Community Heroes: Tualatin couple is all about education
You might say that Bob and Judy Nix are hooked on volunteering.
Whether it's teaching Greek students English or stepping up to help homeless families in need, the Tualatin residents are ready to go.
Tualatin residents for the last 15 years, the Nixes traveled to Crete — the largest of Greece's islands — in May 2019 as part of a program coordinated by Global Volunteers, a nonprofit and nonsectarian development assistance organization. There, they taught English to children ages 8 through high school.
While Greek students start taking English classes in the second grade, and all students are expected to pass an English proficiency test before they leave high school, some students need extra help, the Nixes explained.
"To get a good job in Greece … you have to have English proficiency, whether you're a cab driver, (work) in a restaurant or a bank, or even to get into a university. So they are really motivated," said Bob Nix, a retired lumber mill manager.
The Nixes taught their English classes in a woman's home where she hosted as many as 40 students, many of them from lower-income families. Some of the students came from the poorer neighboring country of Albania (about 3% of Greece's population was born in Albania).
Judy Nix said all Greek students know that in order to get into any university, they have to have a solid grasp of English.
"We were there right before (students) were doing their English proficiency," she said. "(It's) really rigorous, and especially (with) the high school students, because it was going to mean a ticket to getting into college or if they were just going to work. They knew they would be chosen over other people if they could speak English well."
What impressed Judy Nix most was the answer she got when she asked one high school student how important it was for her to learn how to speak English well.
"And she said, 'Well, it's very important to me, but it means everything to my parents, because they are sacrificing'" to afford English lessons for their daughter, said Judy Nix, who formerly worked in human resources. "It was really a positive experience for me, and working with children, that's what I really like."

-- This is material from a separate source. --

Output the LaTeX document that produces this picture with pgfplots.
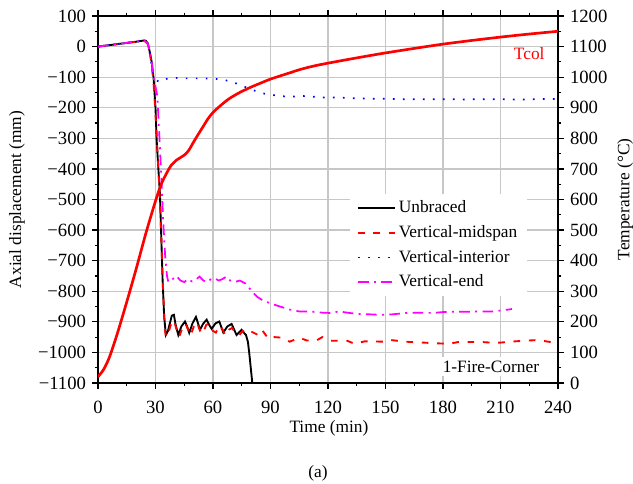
\documentclass[border=0pt]{standalone}
\usepackage{fontspec}
\setmainfont{Liberation Serif}
\usepackage{pgfplots}
\pgfplotsset{compat=1.18}
\definecolor{cRed}{RGB}{255,0,0}
\definecolor{cBlue}{RGB}{0,0,255}
\definecolor{cMag}{RGB}{255,0,255}
\begin{document}
\fontsize{13pt}{15.6pt}\selectfont
\begin{tikzpicture}
\useasboundingbox (-73.5pt,-75.75pt) rectangle (401.25pt,287.25pt);
\begin{axis}[
  scale only axis, width=345pt, height=275.25pt,
  xmin=0, xmax=240, ymin=-1100, ymax=100,
  xtick={0,30,...,240}, minor x tick num=1,
  ytick={-1100,-1000,...,100}, minor y tick num=1,
  yticklabels={−1100,−1000,−900,−800,−700,−600,−500,−400,−300,−200,−100,0,100},
  ytick pos=left,
  tick align=outside, major tick length=4.5pt, minor tick length=2.5pt,
  /pgf/number format/assume math mode=true,
  tick label style={font=\fontsize{14pt}{16pt}\selectfont},
  xticklabel style={yshift=-4.5pt},
  axis line style={line width=1.1pt}, every tick/.style={black, line width=0.9pt},
  grid=major, major grid style={black!22, line width=0.9pt},
  xlabel={Time (min)}, ylabel={Axial displacement (mm)},
  xlabel style={at={(axis description cs:0.502,-0.124)}, anchor=center},
  ylabel style={at={(axis description cs:-0.176,0.5)}, anchor=center},
  legend style={at={(axis description cs:0.548,0.515)}, anchor=north west, draw=none, fill=white,
     font=\fontsize{13pt}{15pt}\selectfont, row sep=3.5pt, inner xsep=5pt, inner ysep=3pt},
  legend cell align=left,
  legend image code/.code={\draw[#1] (0pt,0pt) -- (25pt,0pt); \path (0pt,0pt) -- (28pt,0pt);},
  clip=true,
]
\addplot[color=black, line width=1.4pt] coordinates {
(0,0) (5,4) (10,8) (15,12) (20,16) (24,20) (25,19) (26,10) (27,-17) (28,-50) (29,-103) (30,-200) (30.6,-305) (31.5,-400) (32.3,-480) (33,-620) (33.7,-762) (34.5,-880) (35.4,-943) (36.5,-930) (37.5,-905) (38.5,-880) (39.6,-877) (40.5,-910) (41.9,-943) (43.5,-915) (45.4,-899) (46.5,-915) (47.6,-936) (49.3,-905) (51.1,-884) (52.2,-905) (53.2,-926) (55,-905) (56.7,-893) (58,-910) (59.3,-923) (61.3,-905) (63.3,-899) (64.4,-918) (65.4,-935) (67.5,-915) (69.7,-907) (71,-925) (72.3,-943) (73.5,-935) (74.9,-926) (76,-935) (77.2,-943) (78.2,-965) (78.9,-1001) (79.7,-1050) (80.5,-1100)
};
\addlegendentry{Unbraced}
\addplot[color=cRed, line width=1.4pt, dash pattern=on 5pt off 6.5pt] coordinates {
(0,0) (5,4) (10,8) (15,12) (20,16) (24,20) (26,8) (27,-20) (28,-60) (29,-120) (30,-220) (31,-340) (32,-460) (33,-620) (34,-800) (34.8,-920) (35.5,-950) (37,-930) (38.5,-900) (39.6,-895) (41,-925) (42.3,-950) (44,-920) (45.5,-905) (47,-925) (48.3,-945) (50,-915) (51.5,-900) (53,-925) (54.5,-940) (56.5,-910) (58,-905) (60,-930) (61.5,-935) (63.5,-912) (65,-925) (66.5,-945) (68.5,-925) (70,-920) (72,-940) (73.5,-945) (75.5,-930) (77,-935) (78.5,-940) (80,-932) (83.5,-943) (85.5,-926) (89,-956) (92,-950) (96.5,-952) (100,-965) (105,-952) (109,-961) (114,-961) (117,-950) (122,-962) (126,-962) (130,-962) (134,-972) (139,-964) (143,-964) (149,-965) (152,-959) (159,-964) (163,-966) (170,-968) (176,-970) (183,-972) (188,-966) (195,-966) (200,-966) (205,-968) (210,-968) (215,-965) (222,-962) (228,-960) (232,-962) (237,-967) (240,-966)
};
\addlegendentry{Vertical-midspan}
\addplot[color=cBlue, line width=1.3pt, dash pattern=on 1.2pt off 6.3pt] coordinates {
(0,0) (5,4) (10,8) (15,12) (20,16) (24,20) (26,10) (27,-20) (28,-60) (29,-95) (30,-105) (31,-112) (32,-116) (34,-110) (36,-105) (40,-102) (45,-104) (50,-104) (55,-104) (60,-105) (65,-108) (70,-115) (75,-128) (80,-140) (85,-152) (90,-157) (95,-162) (100,-164) (110,-161) (115,-167) (120,-166) (130,-168) (140,-170) (150,-171) (160,-172) (170,-172) (180,-172) (190,-173) (200,-172) (210,-172) (220,-173) (230,-172) (240,-171)
};
\addlegendentry{Vertical-interior}
\addplot[color=cMag, line width=1.3pt, dash pattern=on 8pt off 4pt on 1.5pt off 4pt] coordinates {
(0,0) (5,4) (10,8) (15,12) (20,16) (24,20) (26,10) (27,-15) (28,-50) (29,-100) (30,-130) (31,-165) (32,-290) (33,-420) (34,-570) (35,-680) (36,-750) (36.7,-770) (39,-760) (41,-750) (43,-765) (45,-770) (47,-760) (49,-768) (51,-762) (53,-752) (55,-765) (57,-770) (59,-760) (61,-758) (63,-765) (65,-760) (67,-752) (69,-765) (71,-770) (74,-765) (77,-775) (79,-790) (81,-805) (83,-818) (86,-830) (90,-840) (95,-850) (100,-860) (105,-866) (110,-866) (117,-870) (121,-871) (126,-866) (130,-870) (135,-874) (140,-875) (147,-877) (151,-877) (156,-874) (161,-871) (168,-870) (175,-871) (180,-868) (186,-867) (192,-867) (200,-866) (206,-866) (210,-863) (214,-860) (216,-858)
};
\addlegendentry{Vertical-end}
\node[text=cRed, font=\fontsize{13pt}{15pt}\selectfont] at (axis cs:225,-24) {Tcol};
\node[fill=white, inner xsep=5pt, inner ysep=3pt, font=\fontsize{13pt}{15pt}\selectfont] at (axis cs:205,-1046) {1-Fire-Corner};
\end{axis}
\begin{axis}[
  scale only axis, width=345pt, height=275.25pt,
  xmin=0, xmax=240, ymin=0, ymax=1200,
  axis x line=none, axis y line*=right,
  ytick={0,100,...,1200}, minor y tick num=1,
  tick align=outside, major tick length=4.5pt, minor tick length=2.5pt,
  /pgf/number format/assume math mode=true, /pgf/number format/1000 sep={},
  tick label style={font=\fontsize{14pt}{16pt}\selectfont},
  axis line style={line width=1.1pt, -}, every tick/.style={black, line width=0.9pt},
  ylabel={Temperature (°C)},
  ylabel style={at={(axis description cs:1.146,0.5)}, anchor=center},
]
\addplot[color=cRed, line width=2pt, smooth] coordinates {
(0,20) (3,45) (6,85) (10,160) (15,265) (20,375) (25,490) (30,595) (33,650) (35.8,686) (38,710) (41,729) (43,737) (45.4,747) (47.5,762) (49.6,785) (52,810) (54.8,838) (57.5,865) (60.2,886) (63,902) (66,918) (69,932) (74,950) (79.3,966) (85,981) (89.7,993) (95,1004) (100,1014) (105.4,1025) (113,1037) (121,1047) (135,1063) (148.8,1078) (165,1094) (180,1108) (195,1120) (211.4,1132) (225,1141) (240,1150)
};
\end{axis}
\node[font=\fontsize{13pt}{15pt}\selectfont] at (165pt,-67.5pt) {(a)};
\end{tikzpicture}
\end{document}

What Bob Nix found astounding was the mastery many of the students showed in their English skills.
"If you were to talk to some of those, like the high school kids, they are like talking to someone from California," he said. "You would not know they had an accent or that they were from a foreign country."
Judy Nix said one of the volunteers was a young woman who said volunteering with Global Volunteers helped her solidify her desire to become a teacher.
"The great thing was it affirmed she was choosing the right path," she said.
But teaching English overseas hasn't been the couple's only volunteer experience.
Bob Nix currently works for AARP's Safe Driver Program, teaching classes several times a month and in charge of covering six counties. The class, which teaches driver safety, attracts senior citizens throughout the area.
"I had a guy … 100 years old, take a class in Tualatin," he said. "People come up afterwards and say they've learned something and they're going to change something about their driving. Probably 90% of people do that."
They have both served as deacons in their church — Tualatin Presbyterian Church —Â with Judy Nix serving as a human resources elder for six years and recently being appointed to a position that integrates new people into their church.
In addition, she is one of the founding members of Family Promise of Tualatin Valley, a nonprofit organization that serves homeless children and their families. During a portion of the COVID-19 pandemic, she ran a furniture ministry from the basement of Tualatin Presbyterian that helped families in need after they secured suitable housing.
"I think it's a way to put your faith in action, too," she said of the organization that helps "people on the edge."
Judy Nix added that she likes volunteering because it's a chance to give back to people, and at the same time, receive an even greater reward back in the process.